So what is going to happen to poor Philip?

The next day, Dikaiopolis' brother takes them to see that doctor he's heard about.
There's a little trouble on the way. What is it? And how does Dikaiopolis solve it?
There's more bother at the doctor's door? What is it? And how is that problem solved to everybody's satisfaction?
So here, finally, they are in the presence of the great man who, they hope, will cure Philip's eyes. What is the outcome of the doctor's examination?
Big problem! How can they get to Epidaurus: on foot? Why not? By boat? What's problematic here?
Why Epidaurus anyway?

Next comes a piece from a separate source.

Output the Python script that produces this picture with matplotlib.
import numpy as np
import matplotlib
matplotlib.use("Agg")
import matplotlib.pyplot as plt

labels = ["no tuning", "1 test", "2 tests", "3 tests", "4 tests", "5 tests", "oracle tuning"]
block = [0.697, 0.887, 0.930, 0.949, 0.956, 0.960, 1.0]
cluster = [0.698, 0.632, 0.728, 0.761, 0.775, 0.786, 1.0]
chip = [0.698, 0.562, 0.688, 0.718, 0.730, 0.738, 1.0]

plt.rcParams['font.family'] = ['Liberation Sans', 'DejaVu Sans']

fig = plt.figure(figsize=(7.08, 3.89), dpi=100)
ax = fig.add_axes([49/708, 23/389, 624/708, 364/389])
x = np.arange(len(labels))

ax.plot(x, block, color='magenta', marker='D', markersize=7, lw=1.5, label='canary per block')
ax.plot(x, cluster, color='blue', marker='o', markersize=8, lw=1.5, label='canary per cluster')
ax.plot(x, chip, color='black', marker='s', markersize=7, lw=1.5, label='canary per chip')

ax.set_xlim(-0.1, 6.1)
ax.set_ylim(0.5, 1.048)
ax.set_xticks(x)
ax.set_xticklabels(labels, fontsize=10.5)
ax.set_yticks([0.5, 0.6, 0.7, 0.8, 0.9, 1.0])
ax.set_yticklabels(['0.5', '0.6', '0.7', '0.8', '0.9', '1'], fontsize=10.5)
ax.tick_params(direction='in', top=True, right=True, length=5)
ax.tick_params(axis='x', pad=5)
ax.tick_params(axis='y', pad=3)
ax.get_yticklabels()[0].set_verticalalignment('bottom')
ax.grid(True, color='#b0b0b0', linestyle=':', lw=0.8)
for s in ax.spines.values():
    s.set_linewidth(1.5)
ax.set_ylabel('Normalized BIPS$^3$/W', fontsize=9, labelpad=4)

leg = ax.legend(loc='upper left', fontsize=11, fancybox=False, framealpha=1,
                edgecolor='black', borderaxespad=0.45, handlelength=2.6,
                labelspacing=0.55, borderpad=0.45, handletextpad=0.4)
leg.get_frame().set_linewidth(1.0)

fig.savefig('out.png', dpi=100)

What is there at Epidaurus that you don't find in Athens?
How does it all end?


The story is told in the past tense for the most part, with some present tense forms thrown in, both for vividness of narration - and because we haven't learnt the aorist forms of those verbs yet.

  Compare to English:  

Yesterday I went downtown to get myself a new printer. I'm walking past the Bannerman Bank when the door is flung open and 2 masked men come charging out, wildly waving lolly-pops around. They jump into a waiting car and take off as if a hundred devils with little red-hot tridents were after them. What was all that about?
That's what I mean by "present tense forms for past tense events", in Greek, like in English. (To make those events more immediate, as if we were living them now.)